Siendo yo un presbítero, recuerdo que me tocó administrar la Santa Cena por primera vez en mi vida; y especialmente me acuerdo de ello porque me equivoqué en la oración. En aquel entonces no teníamos delante nuestro la oración impresa en una tarjeta, como ahora. Como presbíteros, se esperaba de nosotros que memorizáramos las palabras. La mesa sacramental estaba ubicada inmediatamente debajo del pulpito y mi padre, a la sazón obispo de nuestro barrio, solía permanecer parado justamente detrás del que ofrecía la oración.

Yo creía saber perfectamente la oración, pero cuando me arrodillé y vi delante de mí a toda la concurrencia, me sentí aturdido. Recuerdo que cuando estaba diciendo: “. . . que desean tomar sobre sí el nombre de tu Hijo “.  . . las cosas se me nublaron y agregué: “Amén.” Entonces mi padre, suavemente, me corrigió: “. . . y recordarle siempre. . .” Yo estaba ya incorporándome, pero dejándome caer nuevamente sobre mis rodillas, repetí: “. . . y recordarle siempre . . . Amén.” Y mi padre dijo: “. . . y guardar sus mandamientos que Él les ha dado; para que siempre tengan su espíritu consigo. Amén.” Me arrodillé nuevamente y repetí, una a una, las palabras que acababa de recordarme mi padre.

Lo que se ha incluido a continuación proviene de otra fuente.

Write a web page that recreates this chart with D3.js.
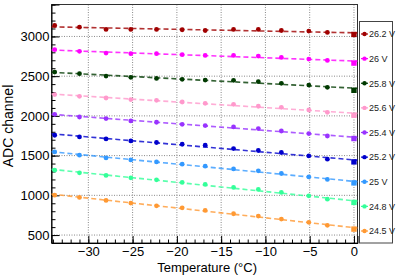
<!DOCTYPE html>
<html>
<head>
<meta charset="utf-8">
<script src="https://cdn.jsdelivr.net/npm/d3@7"></script>
<style>
  body { margin: 0; background: #fff; }
  svg { display: block; font-family: "Liberation Sans", Arial, sans-serif; }
</style>
</head>
<body>
<script>
// temperatures (°C) of the measurements
const TEMPS = [-33.8, -31, -28, -25.2, -22.3, -19.4, -16.8, -13.6, -10.8, -8.2, -5.1, -3.0, 0]

// bias voltage labels, top to bottom
const LABELS = ['26.2 V', '26 V', '25.8 V', '25.6 V', '25.4 V', '25.2 V', '25 V', '24.8 V', '24.5 V']
const COLORS = ['#a00000', '#ff00ff', '#003a00', '#ff99cc', '#9933ff', '#0000cc', '#3399ff', '#33ff99', '#ff9933']

// ADC channel per voltage
const V262 = [3138, 3117, 3088, 3088, 3088, 3084, 3075, 3088, 3088, 3075, 3067, 3050, 3025]
const V260 = [2833, 2812, 2790, 2783, 2783, 2770, 2761, 2761, 2753, 2736, 2715, 2698, 2665]
const V258 = [2551, 2531, 2501, 2485, 2472, 2460, 2451, 2447, 2431, 2410, 2388, 2359, 2322]
const V256 = [2268, 2246, 2225, 2205, 2196, 2175, 2158, 2146, 2121, 2108, 2074, 2045, 2008]
const V254 = [2020, 1986, 1966, 1936, 1920, 1894, 1878, 1861, 1840, 1810, 1777, 1747, 1715]
const V252 = [1756, 1735, 1710, 1685, 1665, 1643, 1631, 1589, 1564, 1539, 1496, 1455, 1421]
const V250 = [1546, 1505, 1471, 1446, 1421, 1392, 1367, 1333, 1308, 1275, 1232, 1200, 1157]
const V248 = [1317, 1283, 1250, 1220, 1195, 1162, 1137, 1099, 1074, 1036, 994, 952, 911]
const V245 = [1002, 974, 936, 902, 868, 843, 810, 768, 739, 701, 660, 622, 575]
const SERIES = [V262, V260, V258, V256, V254, V252, V250, V248, V245]

const X_TICKS = [-30, -25, -20, -15, -10, -5, 0]
const Y_TICKS = [500, 1000, 1500, 2000, 2500, 3000]

const WIDTH = 398
const HEIGHT = 275
const LEFT = 51.5, RIGHT = 357.5, TOP = 4.5, BOTTOM = 243

const svg = d3.select('body').append('svg')
  .attr('width', WIDTH)
  .attr('height', HEIGHT)

const x = d3.scaleLinear().domain([-34.16, 0.4]).range([LEFT, RIGHT])
const y = d3.scaleLinear().domain([400, 3402]).range([BOTTOM, TOP])

// grille pointillée
svg.append('g').selectAll('line').data(X_TICKS).join('line')
  .attr('x1', d => x(d)).attr('x2', d => x(d))
  .attr('y1', TOP).attr('y2', BOTTOM)
  .attr('stroke', '#888').attr('stroke-dasharray', '1,1.5')
svg.append('g').selectAll('line').data(Y_TICKS).join('line')
  .attr('x1', LEFT).attr('x2', RIGHT)
  .attr('y1', d => y(d)).attr('y2', d => y(d))
  .attr('stroke', '#888').attr('stroke-dasharray', '1,1.5')

// frame
svg.append('rect')
  .attr('x', LEFT).attr('y', TOP)
  .attr('width', RIGHT - LEFT).attr('height', BOTTOM - TOP)
  .attr('fill', 'none').attr('stroke', '#333')

// axes with ticks pointing inside
const xAxis = svg.append('g').attr('transform', `translate(0,${BOTTOM})`)
  .call(d3.axisBottom(x).tickValues(d3.range(-34, 1, 1)).tickSize(-3.5).tickFormat(''))
xAxis.select('.domain').remove()
const xMajor = svg.append('g').attr('transform', `translate(0,${BOTTOM})`)
  .call(d3.axisBottom(x).tickValues(X_TICKS).tickSize(-7).tickPadding(4)
    .tickFormat(d => d3.format('d')(d).replace('-', '\u2212')))
xMajor.select('.domain').attr('stroke', '#000')
xMajor.selectAll('text').attr('font-size', 13).attr('fill', '#000').attr('font-family', null)

const yAxis = svg.append('g').attr('transform', `translate(${LEFT},0)`)
  .call(d3.axisLeft(y).tickValues(d3.range(500, 3401, 100)).tickSize(-4).tickFormat(''))
yAxis.select('.domain').remove()
const yMajor = svg.append('g').attr('transform', `translate(${LEFT},0)`)
  .call(d3.axisLeft(y).tickValues(Y_TICKS).tickSize(-8).tickPadding(2).tickFormat(d3.format('d')))
yMajor.select('.domain').attr('stroke', '#000')
yMajor.selectAll('text').attr('font-size', 13).attr('fill', '#000').attr('font-family', null)

// titres des axes
svg.append('text')
  .attr('x', 257).attr('y', 272)
  .attr('text-anchor', 'end').attr('font-size', 13)
  .text('Temperature (°C)')
svg.append('text')
  .attr('transform', 'translate(13,126) rotate(-90)')
  .attr('text-anchor', 'middle').attr('font-size', 14)
  .text('ADC channel')

// ajustement linéaire
function fit(vals) {
  const mx = d3.mean(TEMPS), my = d3.mean(vals)
  const b = d3.sum(TEMPS, (t, i) => (t - mx) * (vals[i] - my)) / d3.sum(TEMPS, t => (t - mx) ** 2)
  return t => my + b * (t - mx)
}

SERIES.forEach((vals, k) => {
  const f = fit(vals)
  const g = svg.append('g')
  const [x0, x1] = x.domain()
  g.append('line')
    .attr('x1', x(x0)).attr('y1', y(f(x0)))
    .attr('x2', x(x1)).attr('y2', y(f(x1)))
    .attr('stroke', COLORS[k]).attr('stroke-width', 1.6)
    .attr('stroke-dasharray', '5,3').attr('opacity', 0.8)
  g.selectAll('circle').data(vals.slice(0, -1)).join('circle')
    .attr('cx', (d, i) => x(TEMPS[i]))
    .attr('cy', d => y(d))
    .attr('r', 2.4)
    .attr('fill', COLORS[k])
  const last = vals.length - 1
  g.append('rect')
    .attr('x', x(TEMPS[last]) - 2.7).attr('y', y(vals[last]) - 2.7)
    .attr('width', 5.4).attr('height', 5.4)
    .attr('fill', COLORS[k])
})

// légende
const legend = svg.append('g')
legend.append('rect')
  .attr('x', 359.5).attr('y', 21.5)
  .attr('width', 33).attr('height', 221.5)
  .attr('fill', '#fff').attr('stroke', '#444')
const ly = d3.scalePoint().domain(LABELS).range([34, 231])
LABELS.forEach((lab, k) => {
  legend.append('line')
    .attr('x1', 361).attr('x2', 368)
    .attr('y1', ly(lab)).attr('y2', ly(lab))
    .attr('stroke', COLORS[k]).attr('stroke-width', 1.2)
  legend.append('circle')
    .attr('cx', 364.5).attr('cy', ly(lab)).attr('r', 2.2)
    .attr('fill', COLORS[k])
  legend.append('text')
    .attr('x', 369).attr('y', ly(lab) + 3.3)
    .attr('font-size', 9).attr('fill', '#222')
    .text(lab)
})
</script>
</body>
</html>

Sufrí todo el pánico del fracaso, pero soy feliz porque no me di por vencido.

Os menciono estas reminiscencias para significaros que los años pasan rápidos de la juventud a la madurez y de ésta a la ancianidad. Pero estas cosas no parecen ser muy remotas, porque la vida se va edificando en base a esas pequeñas experiencias.

Quiero felicitar a todos los poseedores del Sacerdocio de Aarón en la Iglesia, en esta ocasión, por sus grandes y sus pequeñas realizaciones. Dios os bendiga, jóvenes, para que podáis ser fieles a la ordenación que será siempre vuestra mientras la magnifiquéis.